In addion, the frequency by which a learner split on a particular feature is extracted and used to show the relative importance of each feature. 

In [8]:
# Only look at one Partition of the  Data 
X_train, X_test, y_train, y_test = cv.train_test_split(X, y, random_state=0)

### Model Batch Parameters
params_list = [{'n_estimators': 1000, 'max_depth': 3, 'min_samples_split': 5,
          'learning_rate': 0.1, 'loss': 'lad'}, 
               {'n_estimators': 1000, 'max_depth': 3, 'min_samples_split': 5,
          'learning_rate': 0.1, 'loss': 'ls'}, 
               {'n_estimators': 1000, 'max_depth': 3, 'min_samples_split': 5,
          'learning_rate': 0.1, 'loss': 'huber'}]

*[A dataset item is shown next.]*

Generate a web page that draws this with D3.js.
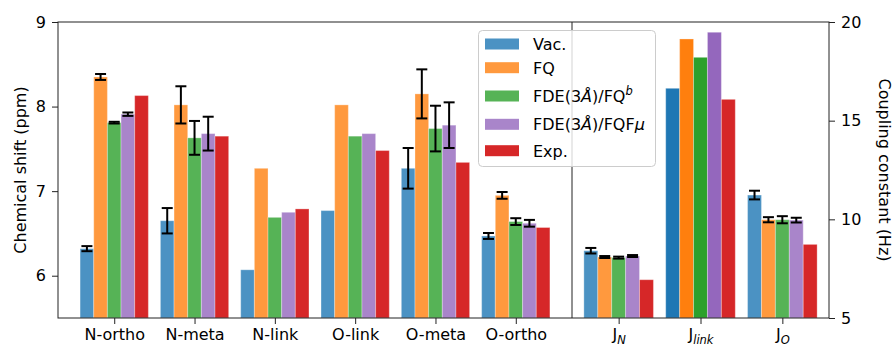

for params in params_list:
    
    # Initialise Regressor and fit training data 
    est = ensemble.GradientBoostingRegressor(**params)
    est.fit(X_train, y_train)

    # Log Errors Over all consecutive iterations  
    train_error = est.train_score_
    test_error = np.zeros((params['n_estimators'],), dtype=np.float64)
    for i, y_pred in enumerate(est.staged_predict(X_test)):
        test_error[i] = est.loss_(y_test, y_pred)
    
    mse = mean_squared_error(y_test, est.predict(X_test))
    mae = mean_absolute_error(y_test, est.predict(X_test))
    print("MAE: %.4f,   MSE: %.4f" % (mae, mse))
    print("Loss Function: {}".format(params['loss']))
    MSE_list.append(mse)
    MAE_list.append(mae)    

    # Plotting #
    # -------- #
    plt.figure(figsize=(12, 6))
    plt.subplot(1, 2, 1)
    plt.title('Deviance')
    plt.plot(np.arange(params['n_estimators']) + 1, est.train_score_, 'b-',
             label='Training Set Deviance')
    plt.plot(np.arange(params['n_estimators']) + 1, test_error, 'r-',
             label='Test Set Deviance')
    plt.legend(loc='upper right')
    plt.xlabel('Boosting Iterations')
    plt.ylabel('Deviance')

    # Plot feature importance
    feature_importance = est.feature_importances_
    # make importances relative to max importance
    feature_importance = 100.0 * (feature_importance / feature_importance.max())
    sorted_idx = np.argsort(feature_importance)
    pos = np.arange(sorted_idx.shape[0]) + .5
    plt.subplot(1, 2, 2)
    plt.barh(pos, feature_importance[sorted_idx], align='center')
    plt.yticks(pos, np.array(features)[sorted_idx])
    plt.xlabel('Relative Importance')
    plt.title('Variable Importance')
    plt.show()

ValueError: Input contains NaN, infinity or a value too large for dtype('float32').